The same principles in regard to telephone conversations will probably apply to monitoring of employee’s Internet surfing and e-mail activities.
Other areas that should be covered in the policy document relate to confidential information, and that employees must take care not to release any confidential information on to the internet or via e-mail relating to business plans, marketing strategies, etc. Depending on the work environment it may be necessary to list specific types of behaviour as unacceptable. For example, the sending of racist, sexist or abusive jokes, the sending of commercial advertising for another business, or a prohibition on joining Usenet newsgroups from the workplace.
In order to decide what disciplinary action arises in the context of e-mail abuse the employer will have to evaluate what type of response is required. Any response must comply with Schedule 8 of the Labour Relations Act 66 of 1995, in that it must be fair and consistent and any disciplinary rules must be communicated clearly to employees. In certain areas such as sexual harassment it would be sufficient to utilise existing disciplinary rules to deal with an offence. In other respects it may be necessary to create specific responses to certain problems.

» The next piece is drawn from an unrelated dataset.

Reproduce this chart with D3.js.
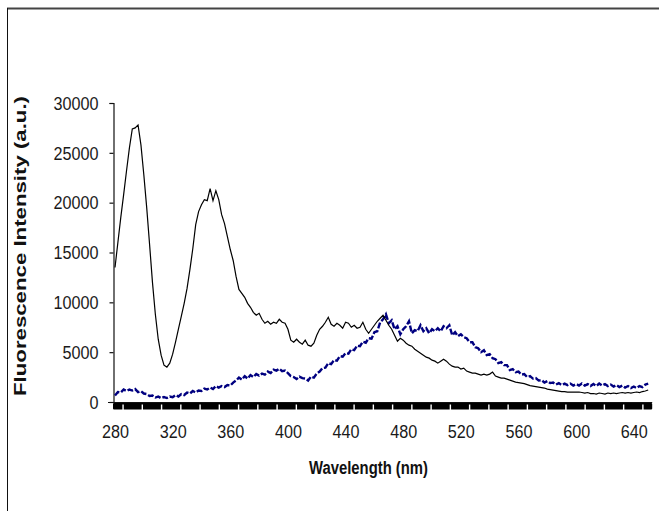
<!DOCTYPE html>
<html>
<head>
<meta charset="utf-8">
<script src="https://cdn.jsdelivr.net/npm/d3@7"></script>
<style>
  html, body { margin: 0; padding: 0; background: #fff; }
  svg { display: block; }
  .tick-label { font-family: "Liberation Sans", Arial, sans-serif; font-size: 18px; fill: #1a1a1a; }
  .axis-title { font-family: "Liberation Sans", Arial, sans-serif; font-weight: bold; font-size: 18px; fill: #111; }
  .y-title { font-family: "Liberation Sans", Arial, sans-serif; font-weight: bold; font-size: 17px; fill: #111; }
</style>
</head>
<body>
<svg id="chart" width="659" height="511"></svg>
<script>
// Wavelength grid (nm), sampled every 2 nm
const wavelengths = d3.range(280, 651, 2);

// Black trace: fluorescence intensity (a.u.)
const blackSeries = [
  13500, 16000, 18500, 20800, 23200, 25500, 27400, 27500, 27800, 25800,
  22800, 19500, 15800, 12000, 8800, 6300, 4700, 3700, 3500, 3900,
  4800, 6000, 7300, 8600, 9900, 11400, 13300, 15400, 17800, 19100,
  19800, 20300, 20200, 21400, 20200, 21200, 20300, 18800, 17900, 16600,
  15300, 14200, 12600, 11300, 10900, 10500, 9900, 9500, 9000, 8700,
  8900, 8300, 7900, 8100, 7800, 8000, 7900, 8300, 8000, 7900,
  7300, 6200, 6000, 6300, 6000, 5800, 6200, 5700, 5600, 5900,
  6700, 7300, 7600, 8000, 8500, 7800, 7600, 7900, 7700, 7400,
  8000, 7900, 7500, 7700, 7400, 7500, 8000, 7300, 6900, 7300,
  7700, 8100, 8400, 8700, 8200, 7700, 7300, 6700, 6100, 6400,
  6200, 5900, 5700, 5600, 5300, 5100, 4900, 4700, 4500, 4400,
  4200, 4100, 3900, 4100, 4300, 4100, 3800, 3600, 3500, 3500,
  3300, 3400, 3100, 3000, 2900, 2900, 2800, 2700, 2800, 2700,
  2800, 3000, 2600, 2500, 2400, 2400, 2300, 2200, 2100, 2000,
  1950, 1900, 1850, 1750, 1650, 1600, 1550, 1500, 1450, 1400,
  1300, 1250, 1200, 1150, 1100, 1050, 1050, 1000, 1000, 1000,
  1000, 1000, 950, 900, 950, 850, 850, 800, 900, 850,
  800, 900, 850, 900, 850, 900, 950, 900, 950, 900,
  950, 1000, 950, 1050, 1100, 1200
];

// Blue trace: fluorescence intensity (a.u.)
const blueSeries = [
  650, 1000, 950, 1250, 1100, 1250, 1150, 1300, 1000, 1100,
  850, 800, 600, 650, 450, 550, 380, 500, 400, 550,
  480, 700, 550, 800, 700, 950, 850, 1100, 950, 1150,
  1100, 1350, 1250, 1450, 1300, 1600, 1450, 1600, 1500, 1700,
  1650, 1950, 2150, 2450, 2250, 2600, 2350, 2700, 2500, 2800,
  2650, 2850, 2750, 3050, 2900, 3250, 3150, 3350, 3100, 3150,
  2900, 2600, 2500, 2300, 2550, 2400, 2350, 2150, 2550, 2450,
  2850, 3050, 3400, 3450, 3900, 3800, 4200, 4150, 4600, 4550,
  4900, 4850, 5300, 5200, 5650, 5600, 6050, 5950, 6400, 6350,
  7000, 7100, 8000, 8300, 8800, 7900, 8200, 7300, 7600, 6800,
  7300, 7600, 8100, 6900, 7200, 7100, 7700, 7100, 7400, 6900,
  7300, 7100, 7400, 7100, 7600, 7400, 7700, 6700, 7000, 6600,
  6800, 6500, 6400, 6000, 6000, 5500, 5400, 5000, 5200, 4700,
  4800, 4400, 4300, 3900, 4000, 3700, 3700, 3200, 3300, 3000,
  3050, 2750, 2800, 2500, 2600, 2350, 2400, 2150, 2200, 1950,
  2100, 1900, 1950, 1750, 1900, 1700, 1850, 1700, 1850, 1650,
  1800, 1650, 1850, 1650, 1800, 1600, 1800, 1600, 1850, 1650,
  1800, 1600, 1750, 1550, 1700, 1500, 1650, 1450, 1600, 1400,
  1550, 1400, 1600, 1500, 1750, 1850
];

// Axis tick values
const xTickValues = [280, 320, 360, 400, 440, 480, 520, 560, 600, 640];
const yTickValues = [0, 5000, 10000, 15000, 20000, 25000, 30000];

const svg = d3.select("#chart");

// Outer frame
svg.append("line").attr("x1", 7).attr("y1", 8.5).attr("x2", 659).attr("y2", 8.5)
  .attr("stroke", "#444").attr("stroke-width", 2);
svg.append("line").attr("x1", 7.5).attr("y1", 8).attr("x2", 7.5).attr("y2", 511)
  .attr("stroke", "#111").attr("stroke-width", 1);

const x = d3.scaleLinear().domain([280, 650]).range([115, 648.2]);
const y = d3.scaleLinear().domain([0, 30000]).range([402, 103]);

// Condensed digit width for tick labels
const digitWidth = 9;

// Y axis
const yAxis = d3.axisLeft(y).tickValues(yTickValues).tickSize(4).tickFormat(d3.format("d"));
const gy = svg.append("g").attr("transform", "translate(113.5,0)").call(yAxis);
gy.select(".domain").attr("stroke", "#111").attr("stroke-width", 1.2);
gy.selectAll(".tick line").attr("stroke", "#111").attr("stroke-width", 1.2);
gy.selectAll(".tick text").attr("class", "tick-label").attr("x", -15).attr("dy", "0.35em")
  .attr("textLength", d => String(d).length * digitWidth).attr("lengthAdjust", "spacingAndGlyphs");

// X axis: dense tick band along the baseline
const bandLeft = 113, bandRight = x(650) + 4;
svg.append("line").attr("x1", 108).attr("x2", bandRight).attr("y1", 402.5).attr("y2", 402.5)
  .attr("stroke", "#111").attr("stroke-width", 1.2);
svg.append("rect").attr("x", bandLeft).attr("y", 403).attr("width", bandRight - bandLeft).attr("height", 6.5)
  .attr("rx", 1).attr("fill", "#000");
const gapTicks = d3.range(285.6, 650, 13.36);
svg.append("g").selectAll("line").data(gapTicks).join("line")
  .attr("x1", d => x(d)).attr("x2", d => x(d))
  .attr("y1", 404.5).attr("y2", 410)
  .attr("stroke", "#fff").attr("stroke-width", 1.4);

const xAxis = d3.axisBottom(x).tickValues(xTickValues).tickSize(0).tickFormat(d3.format("d"));
const gx = svg.append("g").attr("transform", "translate(0,410)").call(xAxis);
gx.select(".domain").remove();
gx.selectAll(".tick text").attr("class", "tick-label").attr("y", 15).attr("dy", "0.71em")
  .attr("textLength", d => String(d).length * digitWidth).attr("lengthAdjust", "spacingAndGlyphs");

// Axis titles
svg.append("text").attr("class", "axis-title")
  .attr("x", 368.5).attr("y", 474).attr("text-anchor", "middle")
  .attr("textLength", 119).attr("lengthAdjust", "spacingAndGlyphs")
  .text("Wavelength (nm)");
svg.append("text").attr("class", "y-title")
  .attr("transform", "translate(26,246) rotate(-90)")
  .attr("text-anchor", "middle")
  .attr("textLength", 300).attr("lengthAdjust", "spacingAndGlyphs")
  .text("Fluorescence Intensity (a.u.)");

// Traces
const line = d3.line().x(d => x(d[0])).y(d => y(d[1]));

svg.append("path")
  .datum(wavelengths.map((w, i) => [w, blueSeries[i]]))
  .attr("d", line)
  .attr("fill", "none")
  .attr("stroke", "#000080")
  .attr("stroke-width", 2.4)
  .attr("stroke-dasharray", "6,2");

svg.append("path")
  .datum(wavelengths.map((w, i) => [w, blackSeries[i]]))
  .attr("d", line)
  .attr("fill", "none")
  .attr("stroke", "#000")
  .attr("stroke-width", 1.2);
</script>
</body>
</html>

A final issue that any policy on Internet use and e-mail use needs to address is who will manage the monitoring of e-mail and Internet use within the work place. This is a critical issue, as any policy that is created will fall short if it is not implemented correctly. Employers who have the resources to do so may prefer to create a multidisciplinary approach to monitoring and enforcing policies.
The content of this article is intended to provide a general guide to the subject matter. Specialist advice should be sought about your specific circumstances.